Nie będę tu opowiadać tej dość zwariowanej treści, tym bardziej, że dzieło ma wrócić na scenę Opery Krakowskiej na jesieni, ale zapewne z zupełnie inną obsadą. Ze śpiewaków związanych z tą sceną wystąpili dziś tylko Tomasz Kuk (Tobiasz Helgoland) i Magdalena Barylak (Pani Troodwood). Większość jednak to byli młodzi z warszawskiej Akademii Operowej; pomysł tego spektaklu wyszedł zresztą od Beaty Klatki, szefowej Akademii. Niektóre nazwiska zaczynają być już szerzej znane (Justyna Khil, Justyna Bluj, Adrian Domarecki), niektóre widzę po raz pierwszy, ale również są to obiecujące głosy.

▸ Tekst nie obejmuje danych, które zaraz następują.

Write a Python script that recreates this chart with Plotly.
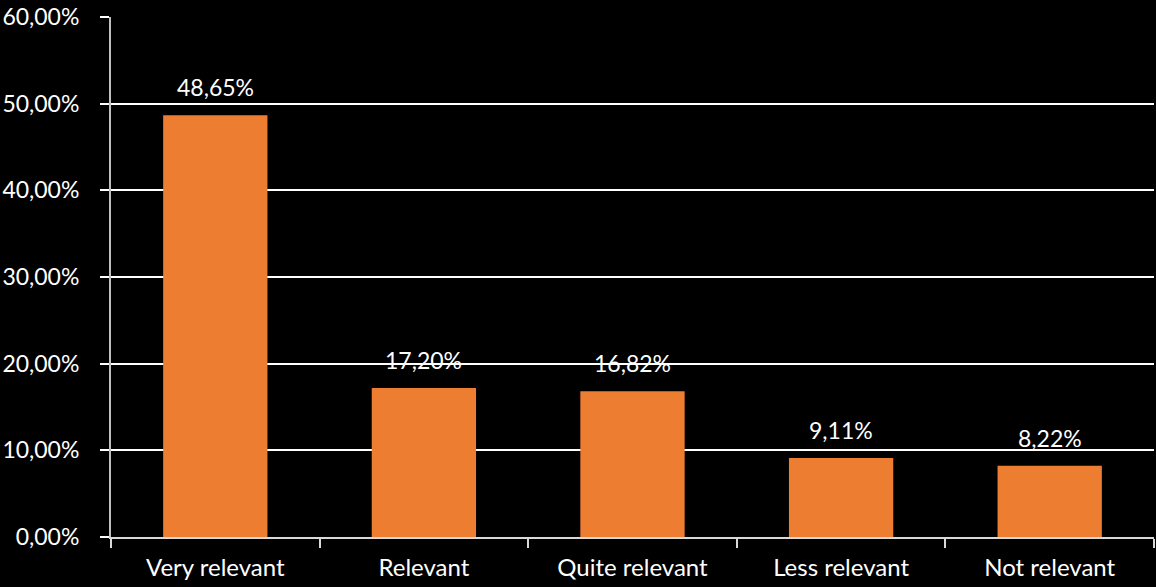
import plotly.graph_objects as go

categories = ["Very relevant", "Relevant", "Quite relevant", "Less relevant", "Not relevant"]
shares = [48.65, 17.20, 16.82, 9.11, 8.22]
y_ticks = [0, 10, 20, 30, 40, 50, 60]

FONT = "Lato"
BAR = "#ED7D31"


def pct(v):
    return f"{v:.2f}%".replace(".", ",")


fig = go.Figure(
    go.Bar(
        x=categories,
        y=shares,
        marker=dict(color=BAR, line=dict(width=0)),
        width=0.5,
        hoverinfo="skip",
    )
)

# value labels above each bar
for c, v in zip(categories, shares):
    fig.add_annotation(
        x=c, y=v, text=pct(v),
        showarrow=False, yanchor="bottom", yshift=12,
        font=dict(family=FONT, size=23, color="white"),
    )

fig.update_layout(
    width=1156, height=587,
    paper_bgcolor="black", plot_bgcolor="black",
    margin=dict(l=110, r=2, t=15, b=50),
    showlegend=False,
    font=dict(family=FONT, size=24, color="white"),
    bargap=0.5,
)
fig.update_xaxes(
    showgrid=False,
    showline=True, linecolor="#d9d9d9", linewidth=2,
    ticks="outside", tickson="boundaries", ticklen=9, tickcolor="#d9d9d9", tickwidth=2,
    ticklabelstandoff=8,
    tickfont=dict(family=FONT, size=24, color="white"),
)
fig.update_yaxes(
    range=[0, 60], tickvals=y_ticks, ticktext=[pct(t) for t in y_ticks],
    showgrid=True, gridcolor="white", gridwidth=2,
    zeroline=False,
    showline=True, linecolor="#bfbfbf", linewidth=2,
    ticks="outside", ticklen=9, tickcolor="white", tickwidth=2,
    ticklabelstandoff=16,
    tickfont=dict(family=FONT, size=23, color="white"),
)

fig.write_html("out.html")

Dobrze, że to dzieło wraca, bo jest dobrej jakości i widać, że Szymanowski świetnie się bawił przy pisaniu. Ciekawe, co by było, gdyby ta operetka została wówczas dokończona i wystawiona? Jak patrzylibyśmy na kompozytora? Dziś zwróciliśmy uwagę w rozmowach ze znajomymi na bliskość tej muzyki z międzywojennymi przebojami, z chwili czasów beztroski, które zresztą trwały krótko. Przypomina się młodziutki Mietek Wajnberg grający w filmie Fredek uszczęśliwia świat – flirty z muzyką lekką zdarzały się największym.